**THE TASK:**
Reproduce the listing below character for character; drop every image.

::: SOURCE DATA :::

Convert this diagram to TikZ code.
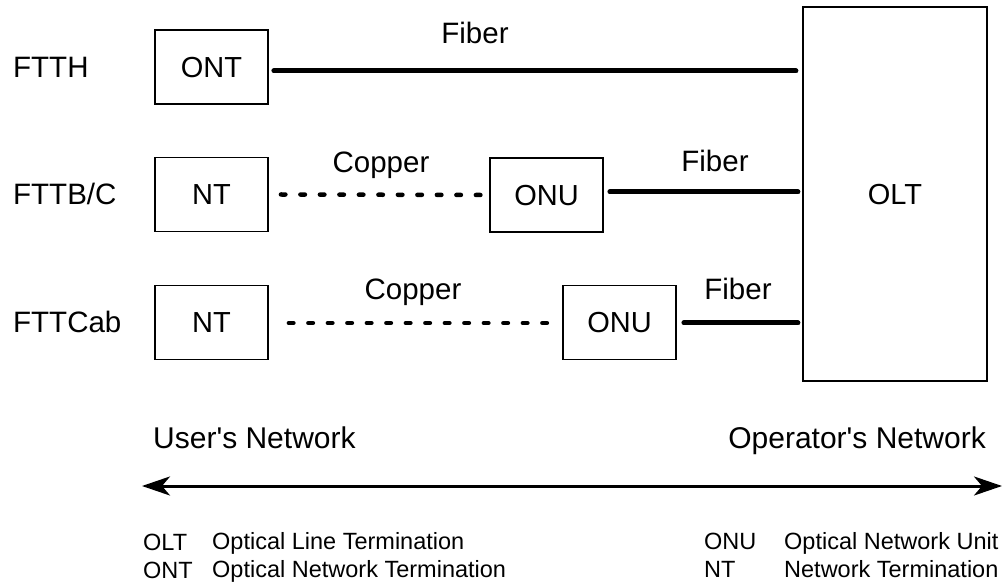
\documentclass[tikz,border=0pt]{standalone}
\usepackage{fontspec}
\setmainfont{Liberation Sans}
\usetikzlibrary{arrows.meta}
\begin{document}
\begin{tikzpicture}[x=1pt,y=-1pt,
  >={Stealth[length=28pt,width=19pt,inset=8pt]},
  box/.style={draw=black, line width=1.8pt, minimum width=113pt, minimum height=74pt, inner sep=0pt,
    font=\fontsize{29}{31}\selectfont, text height=21pt, text depth=0pt},
  bigbox/.style={draw=black, line width=2.2pt, minimum width=184pt, minimum height=374pt, inner sep=0pt,
    font=\fontsize{29}{31}\selectfont, text height=21pt, text depth=0pt},
  rowlabel/.style={anchor=base west, inner sep=0pt, font=\fontsize{29.5}{31}\selectfont},
  medium/.style={anchor=base, inner sep=0pt, font=\fontsize{29.5}{31}\selectfont},
  netlabel/.style={inner sep=0pt, font=\fontsize{30}{32}\selectfont},
  legend/.style={anchor=base west, inner sep=0pt, font=\fontsize{23.5}{25}\selectfont},
  fiber/.style={line width=5pt, line cap=round},
  copper/.style={line width=4.5pt, line cap=round, dash pattern=on 4.5pt off 15pt}
]
\useasboundingbox (0,0) rectangle (1007,585);

% boxes
\node[box] (ont) at (211.5,67) {ONT};
\node[box] (nt1) at (211.5,194.5) {NT};
\node[box] (onu1) at (546.5,195) {ONU};
\node[box] (nt2) at (211.5,322.5) {NT};
\node[box] (onu2) at (619.5,322.5) {ONU};
\node[bigbox] (olt) at (895,194) {OLT};

% row labels
\node[rowlabel] (lftth) at (13,78) {FTTH};
\node[rowlabel] (lfttb) at (13,205) {FTTB/C};
\node[rowlabel] (lfttc) at (13,333) {FTTCab};

% connectors (y=-1pt: a negative yshift moves down)
\draw[fiber] ([xshift=5pt,yshift=-4pt]ont.east) -- ([xshift=-6pt]olt.west |- 0,71);
\draw[copper] ([xshift=12pt]nt1.east) -- ([xshift=-7pt]onu1.west);
\draw[fiber] ([xshift=6pt,yshift=3pt]onu1.east) -- ([xshift=-4pt]olt.west |- 0,192);
\draw[copper] ([xshift=20pt,yshift=-0.5pt]nt2.east) -- ([xshift=-8pt,yshift=-0.5pt]onu2.west);
\draw[fiber] ([xshift=7pt,yshift=-0.5pt]onu2.east) -- ([xshift=-4pt]olt.west |- 0,323);

% medium labels
\node[medium] (f1) at (475,44) {Fiber};
\node[medium] (c2) at (381,173) {Copper};
\node[medium] (f2) at (715,172) {Fiber};
\node[medium] (c3) at (413,300) {Copper};
\node[medium] (f3) at (738,300) {Fiber};

% network labels and arrow
\node[netlabel, anchor=base west] (user) at (153,448) {User\textquotesingle s Network};
\node[netlabel, anchor=base east] (oper) at (986,448) {Operator\textquotesingle s Network};
\coordinate (al) at (142,486);
\coordinate (ar) at (1002,486);
\draw[line width=3pt, <->] (al) -- (ar);

% legend
\node[legend] (k1) at (143,550) {OLT};
\node[legend] (v1) at (212,549) {Optical Line Termination};
\node[legend] (k2) at (143,578) {ONT};
\node[legend] (v2) at (212,577) {Optical Network Termination};
\node[legend] (k3) at (704,549) {ONU};
\node[legend] (v3) at (784,549) {Optical Network Unit};
\node[legend] (k4) at (704,577) {NT};
\node[legend] (v4) at (784,577) {Network Termination};
\end{tikzpicture}
\end{document}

:::

**WRITTEN RESPONSE:**
Convert this diagram to TikZ code.
\documentclass[tikz,border=0pt]{standalone}
\usepackage{fontspec}
\setmainfont{Liberation Sans}
\usetikzlibrary{arrows.meta}
\begin{document}
\begin{tikzpicture}[x=1pt,y=-1pt,
  >={Stealth[length=28pt,width=19pt,inset=8pt]},
  box/.style={draw=black, line width=1.8pt, minimum width=113pt, minimum height=74pt, inner sep=0pt,
    font=\fontsize{29}{31}\selectfont, text height=21pt, text depth=0pt},
  bigbox/.style={draw=black, line width=2.2pt, minimum width=184pt, minimum height=374pt, inner sep=0pt,
    font=\fontsize{29}{31}\selectfont, text height=21pt, text depth=0pt},
  rowlabel/.style={anchor=base west, inner sep=0pt, font=\fontsize{29.5}{31}\selectfont},
  medium/.style={anchor=base, inner sep=0pt, font=\fontsize{29.5}{31}\selectfont},
  netlabel/.style={inner sep=0pt, font=\fontsize{30}{32}\selectfont},
  legend/.style={anchor=base west, inner sep=0pt, font=\fontsize{23.5}{25}\selectfont},
  fiber/.style={line width=5pt, line cap=round},
  copper/.style={line width=4.5pt, line cap=round, dash pattern=on 4.5pt off 15pt}
]
\useasboundingbox (0,0) rectangle (1007,585);

% boxes
\node[box] (ont) at (211.5,67) {ONT};
\node[box] (nt1) at (211.5,194.5) {NT};
\node[box] (onu1) at (546.5,195) {ONU};
\node[box] (nt2) at (211.5,322.5) {NT};
\node[box] (onu2) at (619.5,322.5) {ONU};
\node[bigbox] (olt) at (895,194) {OLT};

% row labels
\node[rowlabel] (lftth) at (13,78) {FTTH};
\node[rowlabel] (lfttb) at (13,205) {FTTB/C};
\node[rowlabel] (lfttc) at (13,333) {FTTCab};

% connectors (y=-1pt: a negative yshift moves down)
\draw[fiber] ([xshift=5pt,yshift=-4pt]ont.east) -- ([xshift=-6pt]olt.west |- 0,71);
\draw[copper] ([xshift=12pt]nt1.east) -- ([xshift=-7pt]onu1.west);
\draw[fiber] ([xshift=6pt,yshift=3pt]onu1.east) -- ([xshift=-4pt]olt.west |- 0,192);
\draw[copper] ([xshift=20pt,yshift=-0.5pt]nt2.east) -- ([xshift=-8pt,yshift=-0.5pt]onu2.west);
\draw[fiber] ([xshift=7pt,yshift=-0.5pt]onu2.east) -- ([xshift=-4pt]olt.west |- 0,323);

% medium labels
\node[medium] (f1) at (475,44) {Fiber};
\node[medium] (c2) at (381,173) {Copper};
\node[medium] (f2) at (715,172) {Fiber};
\node[medium] (c3) at (413,300) {Copper};
\node[medium] (f3) at (738,300) {Fiber};

% network labels and arrow
\node[netlabel, anchor=base west] (user) at (153,448) {User\textquotesingle s Network};
\node[netlabel, anchor=base east] (oper) at (986,448) {Operator\textquotesingle s Network};
\coordinate (al) at (142,486);
\coordinate (ar) at (1002,486);
\draw[line width=3pt, <->] (al) -- (ar);

% legend
\node[legend] (k1) at (143,550) {OLT};
\node[legend] (v1) at (212,549) {Optical Line Termination};
\node[legend] (k2) at (143,578) {ONT};
\node[legend] (v2) at (212,577) {Optical Network Termination};
\node[legend] (k3) at (704,549) {ONU};
\node[legend] (v3) at (784,549) {Optical Network Unit};
\node[legend] (k4) at (704,577) {NT};
\node[legend] (v4) at (784,577) {Network Termination};
\end{tikzpicture}
\end{document}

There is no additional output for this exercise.